SET TASK: Below this line are records; write out exactly the lines from the one containing "Output the web" through the one containing "0.24, -0.08, -0.16];", with the pictures left out.

INFORMATION PROVIDED:
<<<<

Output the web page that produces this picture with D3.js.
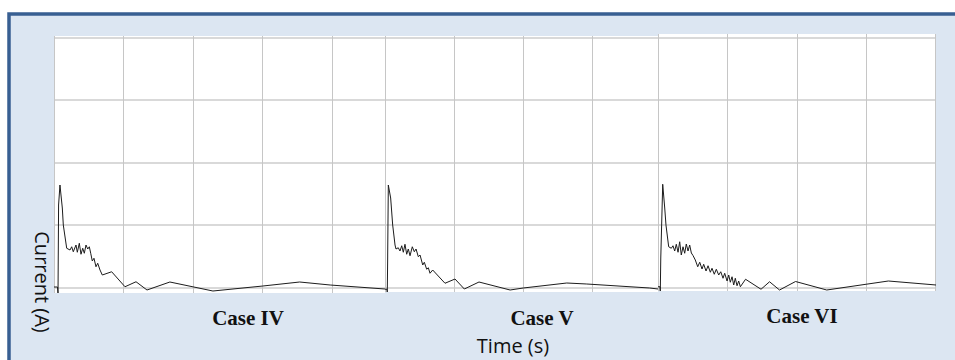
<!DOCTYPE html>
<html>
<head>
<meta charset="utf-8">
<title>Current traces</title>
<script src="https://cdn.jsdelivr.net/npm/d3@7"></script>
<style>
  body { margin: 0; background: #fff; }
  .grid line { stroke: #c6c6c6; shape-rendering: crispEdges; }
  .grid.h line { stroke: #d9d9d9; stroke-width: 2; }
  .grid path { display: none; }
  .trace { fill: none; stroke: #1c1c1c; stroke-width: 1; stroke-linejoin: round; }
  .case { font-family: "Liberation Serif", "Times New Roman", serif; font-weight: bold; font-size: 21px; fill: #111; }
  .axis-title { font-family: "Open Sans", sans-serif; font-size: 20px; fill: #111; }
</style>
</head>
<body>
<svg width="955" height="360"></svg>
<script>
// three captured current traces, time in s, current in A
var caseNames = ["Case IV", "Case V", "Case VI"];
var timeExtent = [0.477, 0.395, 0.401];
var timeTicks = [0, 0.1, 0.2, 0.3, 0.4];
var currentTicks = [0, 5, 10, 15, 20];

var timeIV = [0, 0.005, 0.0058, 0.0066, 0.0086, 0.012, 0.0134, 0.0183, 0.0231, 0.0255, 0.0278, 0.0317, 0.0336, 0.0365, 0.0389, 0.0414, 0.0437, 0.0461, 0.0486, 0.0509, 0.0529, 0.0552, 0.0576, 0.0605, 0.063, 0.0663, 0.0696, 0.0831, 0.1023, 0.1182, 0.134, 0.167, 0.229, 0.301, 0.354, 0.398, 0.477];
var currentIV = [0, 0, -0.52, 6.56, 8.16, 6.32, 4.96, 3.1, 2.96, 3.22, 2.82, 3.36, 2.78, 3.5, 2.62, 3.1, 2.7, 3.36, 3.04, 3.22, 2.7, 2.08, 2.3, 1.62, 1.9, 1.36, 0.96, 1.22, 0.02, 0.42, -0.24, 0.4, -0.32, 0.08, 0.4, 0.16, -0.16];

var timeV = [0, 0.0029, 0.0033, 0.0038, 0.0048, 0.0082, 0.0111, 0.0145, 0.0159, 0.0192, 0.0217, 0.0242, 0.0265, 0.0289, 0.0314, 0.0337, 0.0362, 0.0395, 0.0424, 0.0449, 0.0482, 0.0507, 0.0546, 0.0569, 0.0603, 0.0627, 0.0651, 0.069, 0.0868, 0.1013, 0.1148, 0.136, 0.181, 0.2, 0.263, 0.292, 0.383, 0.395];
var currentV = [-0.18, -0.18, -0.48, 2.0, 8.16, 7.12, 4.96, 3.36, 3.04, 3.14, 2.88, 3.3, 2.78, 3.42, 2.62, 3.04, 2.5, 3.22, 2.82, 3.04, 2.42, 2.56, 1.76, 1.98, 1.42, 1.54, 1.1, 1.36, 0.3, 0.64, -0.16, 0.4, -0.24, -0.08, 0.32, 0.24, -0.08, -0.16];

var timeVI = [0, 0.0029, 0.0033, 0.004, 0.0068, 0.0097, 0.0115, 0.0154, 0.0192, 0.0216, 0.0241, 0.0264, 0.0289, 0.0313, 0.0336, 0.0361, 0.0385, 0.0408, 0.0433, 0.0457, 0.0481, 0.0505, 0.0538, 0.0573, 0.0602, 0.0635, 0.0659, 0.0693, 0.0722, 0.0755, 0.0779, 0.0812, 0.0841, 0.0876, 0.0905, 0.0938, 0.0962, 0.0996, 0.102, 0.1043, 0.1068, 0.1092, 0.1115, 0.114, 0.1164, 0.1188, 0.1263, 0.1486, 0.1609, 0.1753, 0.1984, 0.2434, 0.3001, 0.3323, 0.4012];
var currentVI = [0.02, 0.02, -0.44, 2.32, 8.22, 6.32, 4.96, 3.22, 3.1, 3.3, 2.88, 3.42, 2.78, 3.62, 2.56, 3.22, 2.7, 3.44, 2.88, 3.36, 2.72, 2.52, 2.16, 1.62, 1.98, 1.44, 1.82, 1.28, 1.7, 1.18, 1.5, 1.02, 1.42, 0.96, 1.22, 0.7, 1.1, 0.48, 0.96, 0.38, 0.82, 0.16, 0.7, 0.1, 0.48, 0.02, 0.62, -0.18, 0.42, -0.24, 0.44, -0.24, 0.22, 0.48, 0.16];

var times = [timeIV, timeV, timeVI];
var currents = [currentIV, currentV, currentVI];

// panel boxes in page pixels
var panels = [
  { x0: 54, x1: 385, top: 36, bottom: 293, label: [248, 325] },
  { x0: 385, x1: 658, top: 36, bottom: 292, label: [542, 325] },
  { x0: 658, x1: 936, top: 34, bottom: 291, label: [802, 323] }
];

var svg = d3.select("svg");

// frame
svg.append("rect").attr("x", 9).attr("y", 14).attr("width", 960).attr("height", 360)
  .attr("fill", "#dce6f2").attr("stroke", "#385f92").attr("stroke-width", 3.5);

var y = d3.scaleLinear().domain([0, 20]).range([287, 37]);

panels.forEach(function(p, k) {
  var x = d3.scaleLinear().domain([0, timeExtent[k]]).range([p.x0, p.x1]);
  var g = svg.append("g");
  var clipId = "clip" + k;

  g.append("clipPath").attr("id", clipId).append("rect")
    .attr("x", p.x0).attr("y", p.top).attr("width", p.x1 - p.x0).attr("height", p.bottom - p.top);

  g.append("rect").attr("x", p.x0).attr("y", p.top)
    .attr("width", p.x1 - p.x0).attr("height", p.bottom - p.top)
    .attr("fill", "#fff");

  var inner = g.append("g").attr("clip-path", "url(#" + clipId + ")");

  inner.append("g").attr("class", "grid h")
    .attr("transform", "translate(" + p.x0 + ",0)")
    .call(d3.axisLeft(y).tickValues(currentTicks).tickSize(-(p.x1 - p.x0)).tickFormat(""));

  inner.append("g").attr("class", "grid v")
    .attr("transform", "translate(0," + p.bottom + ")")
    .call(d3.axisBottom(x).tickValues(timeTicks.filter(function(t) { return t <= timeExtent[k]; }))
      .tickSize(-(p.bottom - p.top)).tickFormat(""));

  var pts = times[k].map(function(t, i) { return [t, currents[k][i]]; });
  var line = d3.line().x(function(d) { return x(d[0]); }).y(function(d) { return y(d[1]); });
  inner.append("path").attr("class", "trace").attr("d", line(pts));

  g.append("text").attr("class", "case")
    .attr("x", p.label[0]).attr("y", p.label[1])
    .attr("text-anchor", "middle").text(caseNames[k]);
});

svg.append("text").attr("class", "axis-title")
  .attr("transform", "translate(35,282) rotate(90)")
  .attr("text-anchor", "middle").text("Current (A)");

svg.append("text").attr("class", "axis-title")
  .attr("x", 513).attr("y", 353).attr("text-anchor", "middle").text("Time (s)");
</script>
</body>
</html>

>>>>
<<<<

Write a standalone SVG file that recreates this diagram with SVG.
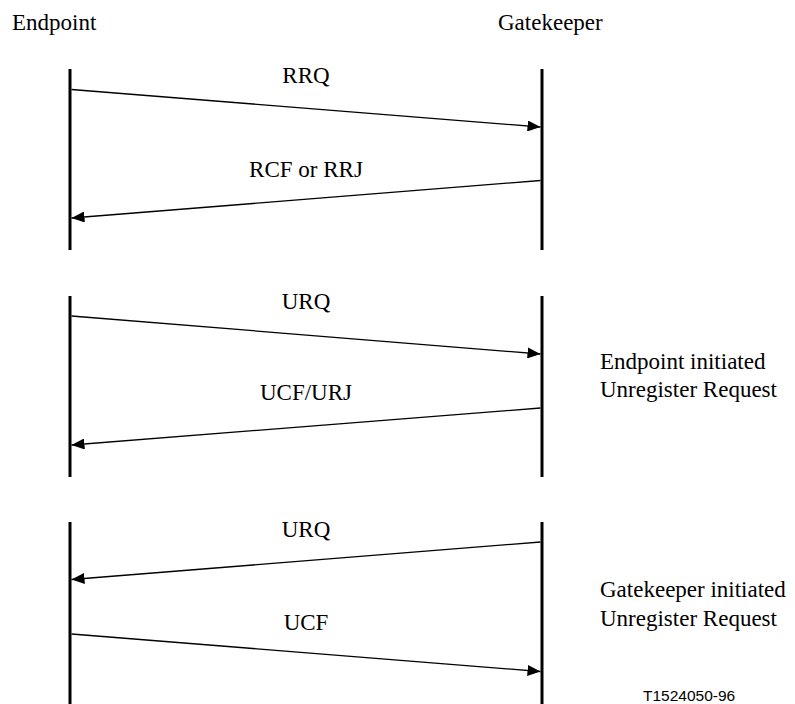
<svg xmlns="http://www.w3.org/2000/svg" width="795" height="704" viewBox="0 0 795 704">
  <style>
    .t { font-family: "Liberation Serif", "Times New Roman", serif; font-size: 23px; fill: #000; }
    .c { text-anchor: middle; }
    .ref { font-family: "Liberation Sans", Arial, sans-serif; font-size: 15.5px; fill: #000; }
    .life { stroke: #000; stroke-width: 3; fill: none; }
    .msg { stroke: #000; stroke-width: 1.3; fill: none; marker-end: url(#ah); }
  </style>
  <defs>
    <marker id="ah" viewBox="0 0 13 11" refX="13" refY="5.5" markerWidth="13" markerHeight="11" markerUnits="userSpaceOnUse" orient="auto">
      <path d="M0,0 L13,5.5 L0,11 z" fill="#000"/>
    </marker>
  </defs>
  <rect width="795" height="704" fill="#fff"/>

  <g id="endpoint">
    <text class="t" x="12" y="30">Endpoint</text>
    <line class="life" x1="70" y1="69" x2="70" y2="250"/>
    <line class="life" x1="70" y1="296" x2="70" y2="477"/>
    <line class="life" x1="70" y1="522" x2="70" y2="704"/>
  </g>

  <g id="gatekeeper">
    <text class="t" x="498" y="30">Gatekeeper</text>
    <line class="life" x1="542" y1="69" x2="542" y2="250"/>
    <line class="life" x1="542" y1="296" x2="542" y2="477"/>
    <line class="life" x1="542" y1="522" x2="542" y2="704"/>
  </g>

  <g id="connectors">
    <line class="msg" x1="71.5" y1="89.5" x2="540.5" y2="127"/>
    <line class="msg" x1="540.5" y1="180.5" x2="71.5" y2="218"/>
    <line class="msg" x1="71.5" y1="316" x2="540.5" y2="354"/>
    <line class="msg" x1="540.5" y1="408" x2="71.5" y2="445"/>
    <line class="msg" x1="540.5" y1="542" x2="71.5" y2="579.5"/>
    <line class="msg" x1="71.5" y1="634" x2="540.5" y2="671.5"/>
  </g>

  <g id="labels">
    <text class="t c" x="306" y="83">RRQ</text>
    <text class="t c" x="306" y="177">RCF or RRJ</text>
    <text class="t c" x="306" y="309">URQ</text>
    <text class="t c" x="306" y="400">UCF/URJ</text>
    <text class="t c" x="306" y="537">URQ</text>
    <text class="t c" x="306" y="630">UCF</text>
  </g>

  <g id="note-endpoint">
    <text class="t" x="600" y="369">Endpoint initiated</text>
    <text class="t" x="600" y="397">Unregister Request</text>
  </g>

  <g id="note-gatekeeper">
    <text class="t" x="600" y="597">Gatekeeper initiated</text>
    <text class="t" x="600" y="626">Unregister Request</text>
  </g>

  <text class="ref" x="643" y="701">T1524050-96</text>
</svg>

>>>>
<<<<

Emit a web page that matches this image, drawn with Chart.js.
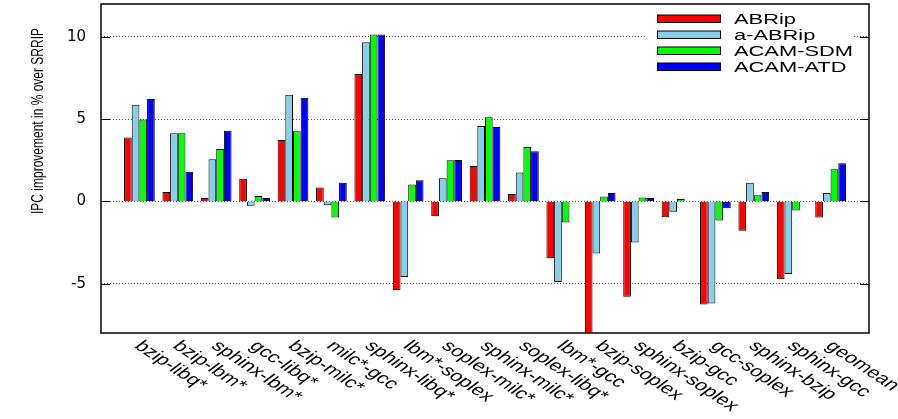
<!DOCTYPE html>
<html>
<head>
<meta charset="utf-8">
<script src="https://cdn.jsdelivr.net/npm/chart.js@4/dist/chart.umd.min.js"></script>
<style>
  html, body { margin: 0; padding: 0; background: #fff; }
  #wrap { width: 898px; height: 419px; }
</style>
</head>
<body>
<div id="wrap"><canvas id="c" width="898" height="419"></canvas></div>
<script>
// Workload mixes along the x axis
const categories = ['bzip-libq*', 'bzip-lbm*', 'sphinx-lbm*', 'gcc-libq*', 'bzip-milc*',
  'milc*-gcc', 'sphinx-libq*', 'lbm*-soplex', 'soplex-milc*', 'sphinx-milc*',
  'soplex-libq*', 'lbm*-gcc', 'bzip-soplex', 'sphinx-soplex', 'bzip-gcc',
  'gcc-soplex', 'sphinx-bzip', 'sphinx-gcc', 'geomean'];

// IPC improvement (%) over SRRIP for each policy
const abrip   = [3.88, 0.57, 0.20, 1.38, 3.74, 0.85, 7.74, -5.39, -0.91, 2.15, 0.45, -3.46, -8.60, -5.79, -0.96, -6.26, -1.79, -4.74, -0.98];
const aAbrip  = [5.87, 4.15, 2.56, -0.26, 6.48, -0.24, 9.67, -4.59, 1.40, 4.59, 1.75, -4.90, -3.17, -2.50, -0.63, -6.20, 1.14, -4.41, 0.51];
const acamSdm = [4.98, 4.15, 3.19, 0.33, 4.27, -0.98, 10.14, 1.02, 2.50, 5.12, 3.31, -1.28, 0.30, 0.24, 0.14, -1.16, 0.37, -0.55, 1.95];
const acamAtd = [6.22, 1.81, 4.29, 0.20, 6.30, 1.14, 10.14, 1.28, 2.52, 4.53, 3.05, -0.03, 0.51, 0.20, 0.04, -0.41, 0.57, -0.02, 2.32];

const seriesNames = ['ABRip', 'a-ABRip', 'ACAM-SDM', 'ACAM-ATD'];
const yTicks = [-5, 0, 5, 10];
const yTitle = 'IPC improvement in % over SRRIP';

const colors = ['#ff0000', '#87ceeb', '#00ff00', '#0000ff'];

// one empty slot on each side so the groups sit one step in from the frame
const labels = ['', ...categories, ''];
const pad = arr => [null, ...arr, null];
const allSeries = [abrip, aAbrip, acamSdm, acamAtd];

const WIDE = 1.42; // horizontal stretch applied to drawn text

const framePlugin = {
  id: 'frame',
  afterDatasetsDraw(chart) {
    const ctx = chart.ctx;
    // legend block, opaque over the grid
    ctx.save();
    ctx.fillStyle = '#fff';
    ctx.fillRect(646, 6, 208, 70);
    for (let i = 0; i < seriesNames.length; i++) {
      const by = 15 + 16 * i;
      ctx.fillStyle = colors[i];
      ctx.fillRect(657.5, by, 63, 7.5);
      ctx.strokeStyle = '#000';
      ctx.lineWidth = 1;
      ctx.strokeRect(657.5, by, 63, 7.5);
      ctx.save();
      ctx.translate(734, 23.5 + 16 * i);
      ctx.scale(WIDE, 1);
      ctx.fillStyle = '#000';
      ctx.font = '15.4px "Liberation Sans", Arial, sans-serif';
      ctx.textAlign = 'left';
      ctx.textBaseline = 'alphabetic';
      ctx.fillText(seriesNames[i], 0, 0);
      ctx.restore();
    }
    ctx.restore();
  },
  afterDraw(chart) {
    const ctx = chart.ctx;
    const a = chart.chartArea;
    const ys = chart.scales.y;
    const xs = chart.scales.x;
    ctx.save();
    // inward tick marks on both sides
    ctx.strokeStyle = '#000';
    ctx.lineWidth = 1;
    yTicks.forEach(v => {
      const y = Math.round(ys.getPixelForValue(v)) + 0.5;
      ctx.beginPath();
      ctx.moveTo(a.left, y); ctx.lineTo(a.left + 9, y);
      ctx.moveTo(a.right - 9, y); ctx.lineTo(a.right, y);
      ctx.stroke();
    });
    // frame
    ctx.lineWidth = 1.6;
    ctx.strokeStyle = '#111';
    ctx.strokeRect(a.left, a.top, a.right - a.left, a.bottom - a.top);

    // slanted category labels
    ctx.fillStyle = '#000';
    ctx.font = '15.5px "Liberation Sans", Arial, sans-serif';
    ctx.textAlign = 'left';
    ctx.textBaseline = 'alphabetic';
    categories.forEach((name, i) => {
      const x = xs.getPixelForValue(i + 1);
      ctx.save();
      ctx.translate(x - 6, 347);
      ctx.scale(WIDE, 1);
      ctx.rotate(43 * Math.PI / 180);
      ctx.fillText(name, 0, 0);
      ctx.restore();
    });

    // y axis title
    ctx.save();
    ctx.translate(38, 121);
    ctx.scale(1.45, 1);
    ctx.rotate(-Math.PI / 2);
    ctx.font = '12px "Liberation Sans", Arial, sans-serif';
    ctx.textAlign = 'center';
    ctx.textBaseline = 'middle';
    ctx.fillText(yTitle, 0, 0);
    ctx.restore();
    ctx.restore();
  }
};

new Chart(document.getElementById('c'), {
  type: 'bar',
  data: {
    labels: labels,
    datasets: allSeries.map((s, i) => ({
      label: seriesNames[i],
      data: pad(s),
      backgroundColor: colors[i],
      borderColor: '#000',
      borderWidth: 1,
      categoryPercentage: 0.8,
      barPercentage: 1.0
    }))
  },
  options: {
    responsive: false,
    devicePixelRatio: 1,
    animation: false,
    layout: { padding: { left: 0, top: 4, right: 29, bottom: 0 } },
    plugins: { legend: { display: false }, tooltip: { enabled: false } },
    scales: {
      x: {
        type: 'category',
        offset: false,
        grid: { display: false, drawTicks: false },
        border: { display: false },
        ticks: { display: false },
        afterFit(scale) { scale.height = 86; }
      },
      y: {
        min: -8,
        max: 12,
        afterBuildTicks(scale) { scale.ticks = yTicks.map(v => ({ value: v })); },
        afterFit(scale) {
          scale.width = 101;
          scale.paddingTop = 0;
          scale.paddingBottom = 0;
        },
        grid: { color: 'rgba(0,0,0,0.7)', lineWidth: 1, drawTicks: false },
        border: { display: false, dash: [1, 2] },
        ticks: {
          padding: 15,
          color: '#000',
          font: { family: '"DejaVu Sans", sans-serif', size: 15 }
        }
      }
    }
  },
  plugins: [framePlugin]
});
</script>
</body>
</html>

>>>>

FULL SOLUTION:
Output the web page that produces this picture with D3.js.
<!DOCTYPE html>
<html>
<head>
<meta charset="utf-8">
<title>Current traces</title>
<script src="https://cdn.jsdelivr.net/npm/d3@7"></script>
<style>
  body { margin: 0; background: #fff; }
  .grid line { stroke: #c6c6c6; shape-rendering: crispEdges; }
  .grid.h line { stroke: #d9d9d9; stroke-width: 2; }
  .grid path { display: none; }
  .trace { fill: none; stroke: #1c1c1c; stroke-width: 1; stroke-linejoin: round; }
  .case { font-family: "Liberation Serif", "Times New Roman", serif; font-weight: bold; font-size: 21px; fill: #111; }
  .axis-title { font-family: "Open Sans", sans-serif; font-size: 20px; fill: #111; }
</style>
</head>
<body>
<svg width="955" height="360"></svg>
<script>
// three captured current traces, time in s, current in A
var caseNames = ["Case IV", "Case V", "Case VI"];
var timeExtent = [0.477, 0.395, 0.401];
var timeTicks = [0, 0.1, 0.2, 0.3, 0.4];
var currentTicks = [0, 5, 10, 15, 20];

var timeIV = [0, 0.005, 0.0058, 0.0066, 0.0086, 0.012, 0.0134, 0.0183, 0.0231, 0.0255, 0.0278, 0.0317, 0.0336, 0.0365, 0.0389, 0.0414, 0.0437, 0.0461, 0.0486, 0.0509, 0.0529, 0.0552, 0.0576, 0.0605, 0.063, 0.0663, 0.0696, 0.0831, 0.1023, 0.1182, 0.134, 0.167, 0.229, 0.301, 0.354, 0.398, 0.477];
var currentIV = [0, 0, -0.52, 6.56, 8.16, 6.32, 4.96, 3.1, 2.96, 3.22, 2.82, 3.36, 2.78, 3.5, 2.62, 3.1, 2.7, 3.36, 3.04, 3.22, 2.7, 2.08, 2.3, 1.62, 1.9, 1.36, 0.96, 1.22, 0.02, 0.42, -0.24, 0.4, -0.32, 0.08, 0.4, 0.16, -0.16];

var timeV = [0, 0.0029, 0.0033, 0.0038, 0.0048, 0.0082, 0.0111, 0.0145, 0.0159, 0.0192, 0.0217, 0.0242, 0.0265, 0.0289, 0.0314, 0.0337, 0.0362, 0.0395, 0.0424, 0.0449, 0.0482, 0.0507, 0.0546, 0.0569, 0.0603, 0.0627, 0.0651, 0.069, 0.0868, 0.1013, 0.1148, 0.136, 0.181, 0.2, 0.263, 0.292, 0.383, 0.395];
var currentV = [-0.18, -0.18, -0.48, 2.0, 8.16, 7.12, 4.96, 3.36, 3.04, 3.14, 2.88, 3.3, 2.78, 3.42, 2.62, 3.04, 2.5, 3.22, 2.82, 3.04, 2.42, 2.56, 1.76, 1.98, 1.42, 1.54, 1.1, 1.36, 0.3, 0.64, -0.16, 0.4, -0.24, -0.08, 0.32, 0.24, -0.08, -0.16];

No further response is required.